Extratropical cyclone
- Highest gusts: 84 mph (135 km/h) (Belmullet, County Mayo, Ireland)

Overall effects
- Damage: ≥ £2.0 billion (≥ €2.2 billion) (2015)
- Areas affected: Ireland, United Kingdom
- Power outages: 3,000
- Part of the 2015–16 UK and Ireland windstorm season

= Storm Eva =

2015 storm affecting Ireland and UK

Storm Eva (also called Chuck, Staffan and other names) was the fifth named storm of the Met Office and Met Éireann's Name our Storms project. Heavy rainfall from Eva occurred around three weeks after Storm Desmond had brought severe flooding to parts of Northern England, exacerbating the ongoing situation. The low pressure was named Chuck by the Free University of Berlin and Staffan by the Swedish Meteorological Institute.

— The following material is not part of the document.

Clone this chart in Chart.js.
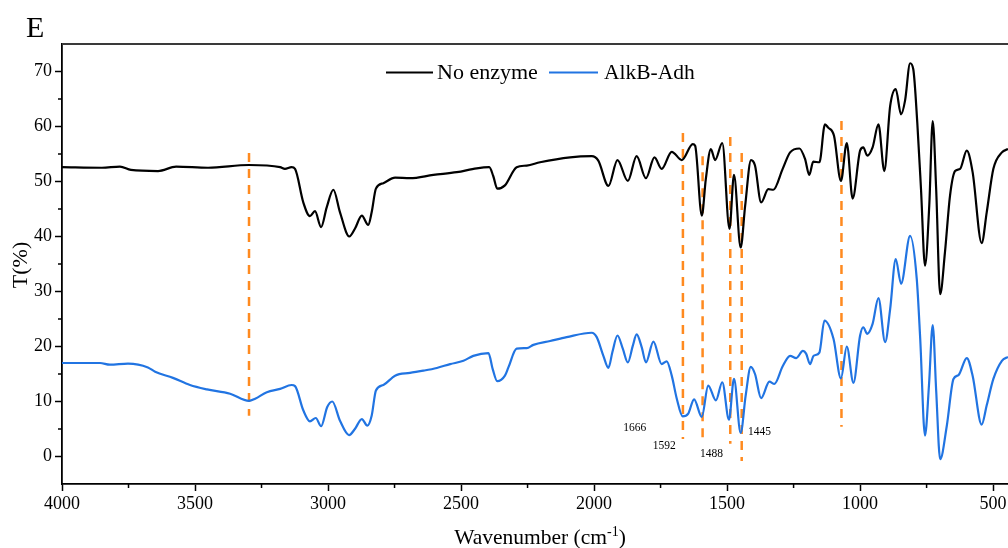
<!DOCTYPE html>
<html><head><meta charset="utf-8">
<script src="https://cdn.jsdelivr.net/npm/chart.js@4.4.1/dist/chart.umd.min.js"></script>
<style>html,body{margin:0;padding:0;background:#fff;overflow:hidden}canvas{display:block}</style>
</head><body>
<canvas id="c" width="1008" height="548"></canvas>
<script>
const xTicks = [4000,3500,3000,2500,2000,1500,1000,500];
const xMinorTicks = [3750,3250,2750,2250,1750,1250,750];
const yTicks = [0,10,20,30,40,50,60,70];
const yMinorTicks = [5,15,25,35,45,55,65];
const seriesNames = ['No enzyme','AlkB-Adh'];

const noEnzymeWn = [4000,3850,3782,3741,3639,3571,3451,3297,3180,3162,3137,3124,3093,3068,3049,3026,3005,2980,2955,2920,2899,2873,2849,2836,2820,2792,2748,2692,2604,2516,2441,2394,2379,2364,2335,2291,2253,2203,2090,2009,1984,1946,1912,1873,1840,1805,1773,1746,1708,1670,1629,1620,1595,1580,1561,1545,1518,1491,1474,1449,1432,1410,1395,1372,1345,1326,1291,1263,1228,1207,1191,1176,1153,1132,1120,1098,1072,1050,1028,1000,988,973,953,931,909,887,866,846,831,812,800,785,771,756,740,727,714,699,681,662,643,624,599,577,543,524,499,467,444];
const noEnzymeT = [52.6,52.5,52.7,52.1,51.9,52.7,52.5,53.0,52.6,52.3,52.6,52.3,46.2,43.7,44.6,41.7,45.3,48.5,44.4,40.0,41.4,43.8,42.1,44.4,48.7,49.7,50.7,50.6,51.2,51.7,52.4,52.6,51.0,48.7,49.3,52.6,52.9,53.5,54.4,54.6,53.8,49.2,53.9,50.1,54.6,50.6,54.4,52.3,55.4,53.9,56.8,56.5,43.8,50.4,55.9,53.9,57.0,41.4,51.2,38.0,45.6,53.9,52.9,46.2,48.6,48.5,52.3,55.3,56.0,54.1,51.2,53.6,53.5,60.4,59.8,58.3,50.1,57.0,46.9,55.6,56.2,54.7,56.2,60.4,51.9,63.7,66.8,62.2,64.7,71.5,70.4,60.7,48.6,34.7,45.6,61.0,48.6,29.5,37.1,47.4,51.9,52.3,55.6,51.7,38.8,44.4,52.3,55.3,55.9];

const alkbWn = [4000,3857,3820,3752,3677,3650,3583,3519,3455,3368,3297,3274,3230,3180,3137,3124,3093,3068,3046,3026,3003,2984,2955,2921,2899,2873,2852,2836,2820,2792,2748,2692,2642,2591,2541,2491,2454,2397,2381,2364,2335,2322,2291,2253,2228,2165,2103,2009,1990,1965,1946,1931,1912,1892,1873,1854,1840,1821,1805,1777,1746,1727,1708,1689,1667,1646,1624,1595,1571,1542,1518,1493,1474,1449,1430,1411,1395,1372,1341,1322,1291,1263,1240,1215,1203,1188,1175,1153,1134,1100,1072,1050,1025,1000,988,973,953,931,906,887,866,846,812,787,774,756,741,727,714,699,674,649,630,599,577,543,524,499,467,444];
const alkbT = [17.0,17.0,16.7,16.9,16.2,15.4,14.3,13.0,12.2,11.4,10.1,10.5,11.7,12.3,13.0,12.8,8.4,6.4,7.0,5.5,9.0,10.0,6.5,3.9,5.0,6.8,5.6,7.4,12.0,13.0,14.7,15.2,15.6,16.1,16.8,17.4,18.3,18.8,15.9,13.7,14.7,16.2,19.6,19.7,20.3,21.0,21.7,22.5,21.7,18.3,16.1,19.0,22.0,19.6,17.1,20.2,22.2,19.9,17.1,20.9,16.8,17.3,14.7,10.5,7.3,7.8,10.4,7.2,12.9,10.2,13.5,6.7,14.1,4.3,11.1,16.3,15.0,10.6,13.6,13.2,16.4,18.3,17.9,19.2,18.7,16.8,18.3,18.9,24.7,21.4,14.2,20.0,13.4,22.0,23.5,22.3,24.1,28.8,20.8,26.8,35.9,31.4,40.1,32.3,21.4,3.8,13.0,23.9,12.0,-0.5,5.6,14.1,14.8,17.9,14.7,5.8,9.3,14.1,17.4,18.1];

const markerWn = [3297,1666,1592,1488,1445,1070];
const markerTop = [55.2,58.8,54.6,58.1,55.2,61.0];
const markerBottom = [7.4,3.2,3.2,2.3,-0.8,5.4];

const peakLabels = ['1666','1592','1488','1445'];
const peakLabelWn = [1847,1736,1559,1378];
const peakLabelT = [5.1,1.85,0.4,4.43];

const BLACK = '#000000', BLUE = '#2174e2', ORANGE = '#ff8a1f';
const SERIF = '"Liberation Serif", "Times New Roman", serif';
Chart.defaults.font.family = SERIF;
Chart.defaults.color = '#000';

const datasets = [
  {label: seriesNames[0], data: noEnzymeWn.map((w,i)=>({x:w,y:noEnzymeT[i]})), borderColor: BLACK, borderWidth: 2.2, pointRadius: 0, cubicInterpolationMode: 'monotone', fill: false},
  {label: seriesNames[1], data: alkbWn.map((w,i)=>({x:w,y:alkbT[i]})), borderColor: BLUE, borderWidth: 2.2, pointRadius: 0, cubicInterpolationMode: 'monotone', fill: false}
];
markerWn.forEach((w,i)=>{
  datasets.push({label: 'marker'+w, data: [{x:w,y:markerTop[i]},{x:w,y:markerBottom[i]}], borderColor: ORANGE, borderWidth: 2.5, borderDash: [9,7], pointRadius: 0, tension: 0, fill: false});
});

const deco = {
  id: 'deco',
  afterDraw(chart){
    const ctx = chart.ctx, a = chart.chartArea, xs = chart.scales.x, ys = chart.scales.y;
    ctx.save();
    ctx.strokeStyle = '#3a3a3a'; ctx.lineWidth = 1.8;
    ctx.beginPath(); ctx.moveTo(a.left, a.top); ctx.lineTo(a.right, a.top); ctx.stroke();
    ctx.strokeStyle = '#000'; ctx.lineWidth = 1.5;
    xMinorTicks.forEach(v=>{const p = xs.getPixelForValue(v); ctx.beginPath(); ctx.moveTo(p, a.bottom); ctx.lineTo(p, a.bottom+4); ctx.stroke();});
    yMinorTicks.forEach(v=>{const p = ys.getPixelForValue(v); ctx.beginPath(); ctx.moveTo(a.left, p); ctx.lineTo(a.left-4, p); ctx.stroke();});
    // peak labels
    ctx.fillStyle = '#000'; ctx.font = '11.5px ' + SERIF; ctx.textAlign = 'center'; ctx.textBaseline = 'middle';
    peakLabels.forEach((t,i)=>ctx.fillText(t, xs.getPixelForValue(peakLabelWn[i]), ys.getPixelForValue(peakLabelT[i])));
    // legend
    ctx.lineWidth = 2.2;
    ctx.strokeStyle = BLACK; ctx.beginPath(); ctx.moveTo(386, 72.5); ctx.lineTo(433, 72.5); ctx.stroke();
    ctx.strokeStyle = BLUE; ctx.beginPath(); ctx.moveTo(549, 72.5); ctx.lineTo(598, 72.5); ctx.stroke();
    ctx.font = '22px ' + SERIF; ctx.textAlign = 'left'; ctx.textBaseline = 'alphabetic';
    ctx.fillText(seriesNames[0], 437, 79);
    ctx.font = '21.5px ' + SERIF;
    ctx.fillText(seriesNames[1], 604, 79);
    // panel letter
    ctx.font = '30px ' + SERIF; ctx.fillText('E', 26, 37);
    // y title
    ctx.save(); ctx.translate(27, 265); ctx.rotate(-Math.PI/2);
    ctx.font = '22px ' + SERIF; ctx.textAlign = 'center'; ctx.fillText('T(%)', 0, 0);
    ctx.restore();
    // x title
    const f1 = '21.5px ' + SERIF, f2 = '14px ' + SERIF;
    ctx.font = f1; const w1 = ctx.measureText('Wavenumber (cm').width, w3 = ctx.measureText(')').width;
    ctx.font = f2; const w2 = ctx.measureText('-1').width;
    let x0 = 540 - (w1+w2+w3)/2, yb = 544;
    ctx.textAlign = 'left';
    ctx.font = f1; ctx.fillText('Wavenumber (cm', x0, yb);
    ctx.font = f2; ctx.fillText('-1', x0+w1, yb-8);
    ctx.font = f1; ctx.fillText(')', x0+w1+w2, yb);
    ctx.restore();
  }
};

new Chart(document.getElementById('c'), {
  type: 'line',
  data: {datasets},
  options: {
    responsive: false, animation: false, devicePixelRatio: 1,
    layout: {padding: {top: 44, left: 0, right: 0, bottom: 0}},
    plugins: {legend: {display: false}, tooltip: {enabled: false}},
    scales: {
      x: {
        type: 'linear', reverse: true, min: 444, max: 4000,
        afterBuildTicks: s => { s.ticks = xTicks.map(v=>({value:v})); },
        afterFit: s => { s.height = 64; s.paddingLeft = 0; s.paddingRight = 0; },
        ticks: {font: {size: 18}, color: '#000', padding: 2, maxRotation: 0, autoSkip: false, callback: v => String(v)},
        grid: {drawOnChartArea: false, tickLength: 7, tickWidth: 1.5, tickColor: '#000'},
        border: {display: true, color: '#000', width: 1.8}
      },
      y: {
        type: 'linear', min: -5, max: 75,
        afterBuildTicks: s => { s.ticks = yTicks.map(v=>({value:v})); },
        afterFit: s => { s.width = 62; s.paddingTop = 0; s.paddingBottom = 0; },
        ticks: {font: {size: 18}, color: '#000', padding: 3, callback: v => String(v)},
        grid: {drawOnChartArea: false, tickLength: 7, tickWidth: 1.5, tickColor: '#000'},
        border: {display: true, color: '#000', width: 1.8}
      }
    }
  },
  plugins: [deco]
});
</script>
</body></html>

==Meteorological history==

===Forecasts===
Eva was the fifth storm to be officially named by Met Éireann on 22 December 2015. An orange wind warning was issued for counties Clare, Galway, Mayo, Sligo and Donegal on the same day. Gales were also expected in the northwest of the United Kingdom, with storm force winds over parts of the Outer Hebrides. There were fears that the storm could cause further disruption to Cumbria in England, where areas were already dealing with the aftermath of flooding from Storm Desmond and in some cases had been flooded twice already. The army and Environment Agency staff were called in to be on stand-by to bolster flood defences.

==Impact==

Rain associated with the passage of Eva caused disruption when rivers burst their banks in the Cumbrian towns of Appleby, Keswick and Kendal on the 22 December. Appleby received three to four feet of flood water. The village of Glenridding was flooded for the third time in the month. Six thousand houses in Ireland were left without power. In London, Secretary of State for Environment, Food and Rural Affairs Liz Truss convened a COBRA meeting to decide on emergency measures, which included the deployment of soldiers from the 2nd Battalion, Duke of Lancaster's Regiment to the affected areas. On 24 December, flood defence gates were closed in Carlisle, Keswick and Cockermouth to limit the damage expected from rainfall and 20 water pumps and 2 km of temporary flood barriers were transported to northern England. Ferries operating between Dublin and Holyhead were cancelled due to bad weather on the Irish Sea.